Minnesota consistently ranks in surveys as one of the country's healthiest states, bolstered by strengths like low prevalence of obesity and premature death. But not all Minnesotans share this distinction. Vulnerable populations, which include “disadvantaged racial and ethnic minorities,” often bear the brunt of receiving the worst care and “experience poorer health outcomes than other groups,” according to a 2012 Commonwealth Fund report. African Americans typically have lower life expectancy and higher rates of premature births, according to this and other studies.
Recently, the Minnesota Department of Health published an informative report detailing how Minnesota has failed to address the needs of these vulnerable populations. It noted “increased access” to healthcare and “targeted grants” wouldn't alone solve such great healthcare disparities. Mainly because they arise from generations of structural and institutional racism built into all the systems that contribute to overall health.
In order to help disadvantaged, vulnerable populations, a “comprehensive solution” is urgently needed. It must account for the interconnectedness of healthcare to other spheres of life such as, transportation, economic opportunity, housing, criminal justice and education. These multiple factors are what researchers call the “social determinants of health,” and without addressing disparities in these individual factors, one can never achieve and attain complete health.

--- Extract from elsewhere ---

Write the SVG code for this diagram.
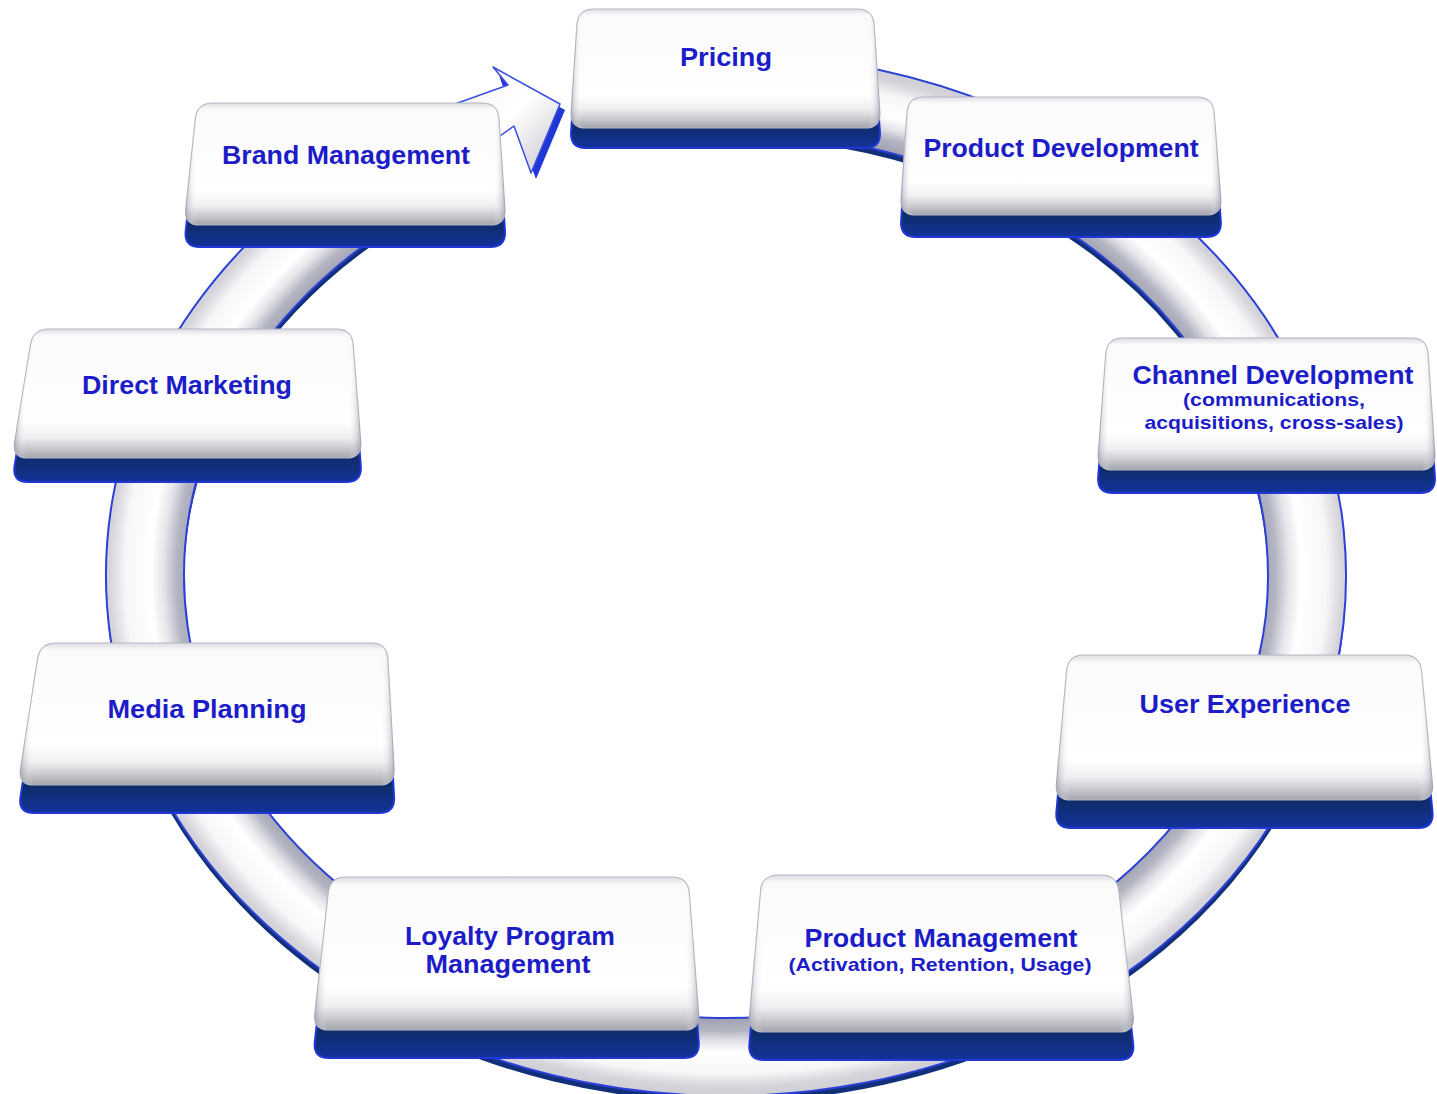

Thinking about the factors that create or limit opportunity will help policy makers work toward achieving health equity in Minnesota. If you think about it closely, it makes sense: if someone falls into the lower income bracket, educational opportunities are limited, that then affects their diet, the activities they partake in, and hence their overall health and wellbeing.
“Health is created, not purchased,” according to the MDH report.
Long before this report, Minnesota began to recognize its public health short comings in certain communities. In 2009, the University of Minnesota launched the NIH-sponsored Center for Health Equity, focused on the “elimination of disparities with the goal of achieving equity.”
As we move forward from this report, multiple organizations, not just the Minnesota Department of Health or the U, should pledge to improve the lives of Minnesotans who need help. Individual philanthropy is one thing, but systemic change will have lasting and beneficial effects to better the lives of all our residents.